Even after Levitation’s cancellation ... the shows went on!
By Michael Toland,
11:47AM, Fri. Apr. 29, 2016
If you checked social media Thursday night, you’d think the Reverb Appreciation Society had declared war on its fans in the wake of Levitation’s cancellation. At the three festival kick-off shows last night, the mood was decidedly ... chill. No angry conversations, no crossed-arms in the crowds. Everyone seemed to take the loss of Levitation in stride.
That even included out-of-towners. Two different sets of travelers – one a young lady from Ontario, Canada, and the other a couple who’d traveled all the way from Spain – told me, “If the festival you want to see is canceled, this is the perfect town for it.”
Certainly the vibe inside Mohawk felt the same as any other highly anticipated Saturday night show. And no wonder, really. Headliner Chelsea Wolfe can draw a crowd without the aid of festival patronage, and the addition of Pinkish Black, locals the Well, and Blaak Heat only enhanced the potential.
The former Blaak Heat Shujaa played to an admittedly tiny crowd, but that’s not unexpected when the show starts at 6:30pm in broad daylight. The L.A. trio’s Middle Eastern-flavored power rock – think Cream if its members had grown up with Nusrat Fateh Ali Khan instead of Robert Johnson – went over like a storm with those who did show up. By the time acid metallers the Well took the stage, an appreciative crowd had gathered to absorb six powerhouse songs, including a new tune that added a NWOBHM flavor to the homegrown threesome’s usual psychedelic doom.
When Pinkish Black unleashed its impossible-to-categorize heavy rock, the audience was primed and ready. No thoughts of canceled anything when the Ft. Worth duo’s pounding atmospherics into magic. Pinkish Black’s gothic art crunch proved the perfect segue between the stoner rock at the beginning of the show and what closed it out.
Chelsea Wolfe and her threepiece band conjured a similarly unclassifiable spell, as her eyeliner stylings floated over metallic chunks a million miles removed from anything that’s typically described as “goth metal.” As the music gained power, the 32-year-old Los Angeleno’s voice shifted from her familiar ethereal croon to an assertive wail, going toe-to-toe with scraping feedback and tribal drumming. A house packed with as many Wolfe fans from the indie side of the tracks as Levitation refugees demonstrated its appreciation loudly, putting new songs including “Iron Moon” on equal footing with fan favorites like “Feral Love.”
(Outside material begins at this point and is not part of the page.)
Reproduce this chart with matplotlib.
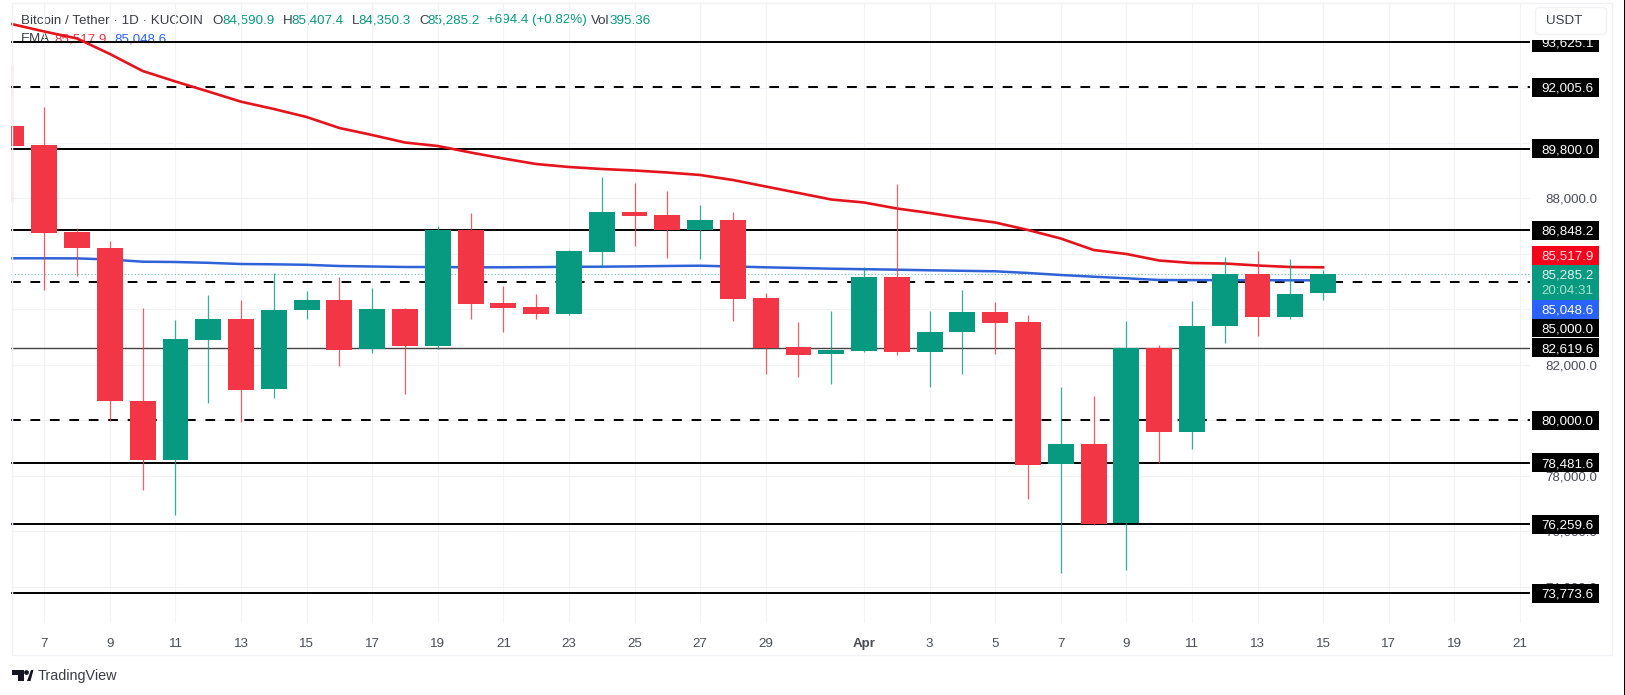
import matplotlib
matplotlib.use("Agg")
import matplotlib.pyplot as plt
from matplotlib.patches import Rectangle, FancyBboxPatch, Polygon, Circle
from matplotlib.transforms import Affine2D
import numpy as np

plt.rcParams["font.family"] = ["Liberation Sans", "DejaVu Sans"]

W, H = 1625, 695

# daily candles, Mar 6 (-1) to Apr 15 (39)
days = list(range(-1, 40))
opens = [90613, 89928, 86781, 86226, 80710, 78583, 82898, 83666, 81121, 83980, 84340, 82585, 84016, 82693,
         86864, 84221, 84088, 83846, 86082, 87502, 87405, 86864, 87235, 84412, 82657, 82383, 82513, 85169,
         82476, 83197, 83897, 83536, 78417, 79149, 76301, 82610, 79592, 83392, 85267, 83738, 84590.9]
closes = [89903, 86766, 86215, 80688, 78583, 82924, 83666, 81085, 83991, 84340, 82549, 84016, 82693, 86864,
          84196, 84063, 83846, 86107, 87502, 87379, 86864, 87235, 84387, 82619, 82358, 82538, 85169, 82476,
          83176, 83897, 83522, 78392, 79149, 76260, 82620, 79592, 83403, 85267, 83738, 84567, 85285.2]
highs = [92812, 91287, 86925, 86478, 84041, 83619, 84521, 84340, 85303, 84665, 85159, 84762, 84050, 87008,
         87466, 84845, 84546, 86143, 88764, 88569, 88270, 87754, 87502, 84603, 83536, 83933, 85541, 88511,
         83933, 84701, 84257, 83789, 81193, 80879, 83572, 82718, 84315, 85901, 86096, 85808, 85407.4]
lows = [87884, 84701, 85216, 79989, 77480, 76600, 80638, 79953, 80818, 83645, 81961, 82440, 80962, 82585,
        83645, 83187, 83645, 83810, 85541, 86298, 85865, 85829, 83583, 81673, 81575, 81312, 82455, 82347,
        81215, 81662, 82404, 77156, 74488, 76230, 74607, 78475, 78969, 82801, 83053, 83666, 84350.3]

ema_red = [94290, 94020, 93767, 93209, 92596, 92217, 91857, 91489, 91226, 90937, 90541, 90288, 90018, 89892,
           89658, 89441, 89243, 89135, 89063, 89009, 88937, 88847, 88666, 88432, 88198, 87963, 87855, 87639,
           87477, 87296, 87134, 86864, 86557, 86143, 85999, 85764, 85674, 85656, 85584, 85530, 85517.9]
ema_blue = [85844, 85844, 85840, 85800, 85721, 85710, 85681, 85638, 85627, 85609, 85566, 85548, 85530, 85530,
            85519, 85519, 85526, 85537, 85541, 85552, 85566, 85577, 85548, 85519, 85494, 85469, 85451, 85433,
            85411, 85393, 85375, 85314, 85242, 85180, 85123, 85061, 85058, 85055, 85052, 85050, 85048.6]

# horizontal levels
solid_levels = [93625.1, 89800.0, 86848.2, 78481.6, 76259.6, 73773.6]
thin_levels = [82619.6]
dashed_levels = [92005.6, 85000.0, 80000.0]
last_price = 85285.2

# axes ticks
price_ticks = [74000, 76000, 78000, 80000, 82000, 84000, 86000, 88000, 90000, 92000]
date_ticks = [0, 2, 4, 6, 8, 10, 12, 14, 16, 18, 20, 22, 25, 27, 29, 31, 33, 35, 37, 39, 41, 43, 45]
date_labels = ["7", "9", "11", "13", "15", "17", "19", "21", "23", "25", "27", "29", "Apr",
               "3", "5", "7", "9", "11", "13", "15", "17", "19", "21"]

# header texts
header_main = "Bitcoin / Tether · 1D · KUCOIN"
header_ohlc = [("O", "84,590.9", 212.5, 222), ("H", "85,407.4", 283, 291),
               ("L", "84,350.3", 352, 358), ("C", "85,285.2", 419, 427)]
header_change = "+694.4 (+0.82%)"
header_vol = "395.36"

RED = "#F23645"
GREEN = "#089981"
BLUE = "#2962FF"
DARK = "#3a3d46"
GRID = "#f2f3f6"

fig = plt.figure(figsize=(W / 100, H / 100), dpi=100, facecolor="white")
ax = fig.add_axes([11 / W, (H - 623) / H, (1530 - 11) / W, 620 / H])
ax.set_facecolor("none")
ax.set_xlim((11 - 44.3) / 32.79, (1530 - 44.3) / 32.79)
ax.set_ylim(85000 + (281.7 - 623) * 36.05, 85000 + (281.7 - 3) * 36.05)

# pixel coordinates of the picture, origin top left
px = Affine2D().scale(1, -1).translate(0, H)

for s in ax.spines.values():
    s.set_visible(False)

ax.set_yticks(price_ticks)
ax.set_yticklabels([f"{p:,.1f}" for p in price_ticks], fontsize=9.6, color="#4a4d57")
ax.yaxis.tick_right()
ax.set_xticks(date_ticks)
ax.set_xticklabels(date_labels, fontsize=9.6, color="#4a4d57")
ax.get_xticklabels()[12].set_fontweight("bold")
ax.tick_params(axis="both", length=0)
ax.tick_params(axis="y", pad=11)
ax.tick_params(axis="x", pad=11)
ax.grid(True, color=GRID, linewidth=0.8)
ax.set_axisbelow(True)

# frame around the chart
fig.add_artist(Rectangle((11.7, 3), 1600.3, 652, transform=px, fill=False, edgecolor="#f0f2f6", linewidth=1))
fig.add_artist(Rectangle((1624, 0), 1, H, transform=px, facecolor="black", edgecolor="none"))

# header, under the levels as in the screenshot
ax.text(21, 20.5, header_main, transform=px, fontsize=9.6, color=DARK, va="center", zorder=0.5)
for letter, value, x_letter, x_value in header_ohlc:
    ax.text(x_letter, 20.5, letter, transform=px, fontsize=9.6, color=DARK, va="center", zorder=0.5)
    ax.text(x_value, 20.5, value, transform=px, fontsize=9.6, color=GREEN, va="center", zorder=0.5)
ax.text(487, 20.5, header_change, transform=px, fontsize=9.6, color=GREEN, va="center", zorder=0.5)
ax.text(591, 20.5, "Vol", transform=px, fontsize=9.6, color=DARK, va="center", zorder=0.5)
ax.text(610, 20.5, header_vol, transform=px, fontsize=9.6, color=GREEN, va="center", zorder=0.5)
ax.text(21, 39.5, "EMA", transform=px, fontsize=9.6, color=DARK, va="center", zorder=0.5)
ax.text(54.5, 39.5, f"{ema_red[-1]:,.1f}", transform=px, fontsize=9.6, color=RED, va="center", zorder=0.5)
ax.text(114.5, 39.5, f"{ema_blue[-1]:,.1f}", transform=px, fontsize=9.6, color=BLUE, va="center", zorder=0.5)

# levels
ax.axhline(last_price, color=GREEN, linewidth=0.8, linestyle=(0, (1, 2)), alpha=0.6, zorder=1)
for p in solid_levels:
    ax.axhline(p, color="black", linewidth=1.4, zorder=1.2)
for p in thin_levels:
    ax.axhline(p, color="#444444", linewidth=1.0, zorder=1.2)
for p in dashed_levels:
    ax.axhline(p, color="black", linewidth=1.4, linestyle=(0, (5, 5)), zorder=1.2)

# EMAs
ax.plot(days, ema_blue, color="#2f62d9", linewidth=1.8, zorder=1.5)
ax.plot(days, ema_red, color="#e5141c", linewidth=1.9, zorder=1.5)

# candles
x = np.array(days)
o = np.array(opens)
c = np.array(closes)
colors = [GREEN if ci >= oi else RED for oi, ci in zip(o, c)]
ax.vlines(x, lows, highs, colors=colors, linewidth=0.9, alpha=0.8, zorder=2)
ax.bar(x, np.abs(c - o), bottom=np.minimum(o, c), width=0.79, color=colors, zorder=3)


def price_tag(price, text, bg, fg="white", shift=0):
    y = H - ax.transData.transform((0, price))[1] - shift
    ax.add_patch(Rectangle((1532, y - 9.5), 67, 19, transform=px, facecolor=bg, edgecolor="none",
                           clip_on=False, zorder=10))
    ax.text(1567.5, y, text, transform=px, color=fg, fontsize=9.6, ha="center", va="center_baseline", zorder=11)


for p in solid_levels + dashed_levels[:1] + dashed_levels[2:] + thin_levels:
    price_tag(p, f"{p:,.1f}", "black")
price_tag(dashed_levels[1], f"{dashed_levels[1]:,.1f}", "black", shift=-46)
price_tag(ema_blue[-1], f"{ema_blue[-1]:,.1f}", "#2962FF", shift=-29)
price_tag(ema_red[-1], f"{ema_red[-1]:,.1f}", "#F7001C", fg="#ffe3e5", shift=12)

# last price tag has the countdown under the price
ax.add_patch(Rectangle((1532, 265), 67, 34.5, transform=px, facecolor=GREEN, edgecolor="none",
                       clip_on=False, zorder=10))
ax.text(1567.5, 273.5, f"{last_price:,.1f}", transform=px, color="#e6f7f2", fontsize=9.6, ha="center",
        va="center_baseline", zorder=11)
ax.text(1567.5, 289.5, "20:04:31", transform=px, color="#a5e2d0", fontsize=9.6, ha="center",
        va="center_baseline", zorder=11)

# currency button hides the top of the first tag
ax.add_patch(Rectangle((1530, 5), 72, 34.5, transform=px, facecolor="white", edgecolor="none",
                       clip_on=False, zorder=12))
ax.add_patch(FancyBboxPatch((1538, 10), 66, 22, boxstyle="round,pad=2.5,rounding_size=4", transform=px,
                            facecolor="white", edgecolor="#f0f2f6", linewidth=1, clip_on=False, zorder=13))
ax.text(1546, 21, "USDT", transform=px, fontsize=9.6, color=DARK, va="center", zorder=14)

# TradingView logo
logo = [Polygon([(12, 670), (24, 670), (24, 681), (18, 681), (18, 675), (12, 675)], closed=True),
        Circle((26.5, 672.5), 2.4),
        Polygon([(27, 681), (31, 670), (33.5, 670), (30.5, 681)], closed=True)]
for patch in logo:
    patch.set(transform=px, facecolor="#131722", edgecolor="none")
    fig.add_artist(patch)
ax.text(38, 676, "TradingView", transform=px, fontsize=10.4, color="#3a3d46", va="center")

fig.savefig("out.png", dpi=100)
Down the street, Barracuda had already reached capacity by that point, a one in/one out policy waived only for Levitation bands and media. With everyone from Floorian and Mystic Braves to Death Valley Girls on one of the club’s two stages, the sell-out was a no-brainer. I only had eyes for the Veldt, however.
Thanks to its influence on current R&B darlings Miguel and the Weeknd, the North Carolina quartet has gained traction a quarter of a century after its soulful shoegazery first pricked up ears. With amplifier problems threatening to drag the set down and Resurrection Hymns, its first LP under the Veldt name since the Nineties, in the offing, the band wasted little time with nostalgia. They ignored their best-known early work from 1994’s Afrodisiac and even tracks from this year’s The Shocking Fuzz of Your Electric Fur EP in favor of songs only die-hards have heard.
Though known for its dream-pop/R&B fusion, the Veldt spent the first half of the 30-minute set in guitar heaven, throwing shapes not unlike U2 as well as the sounds of its Nineties peers. Bassist/programmer Hayato Nakao often picked up a third axe, aiding the brothers Chavis in building a high-volume web of shimmer. If drummer Marvin Levi sometimes fell out of sync with the electronic rhythms (thanks to the tracks not always appearing in his monitor), it never got in the way of the guitarists’ six- and 12-string lattice.
The band ended its five-song set with new tune “Symmetry,” a psychedelic slow jam that allowed singer Daniel Chavis to show off his finesse and Nakao and guitarist Danny Chavis to throw their effects pedals against the wall for all to stick. It felt more like a buildup than a climax, but festival set times being what they are, climax it became. Finally, disappointment caught up to the punters.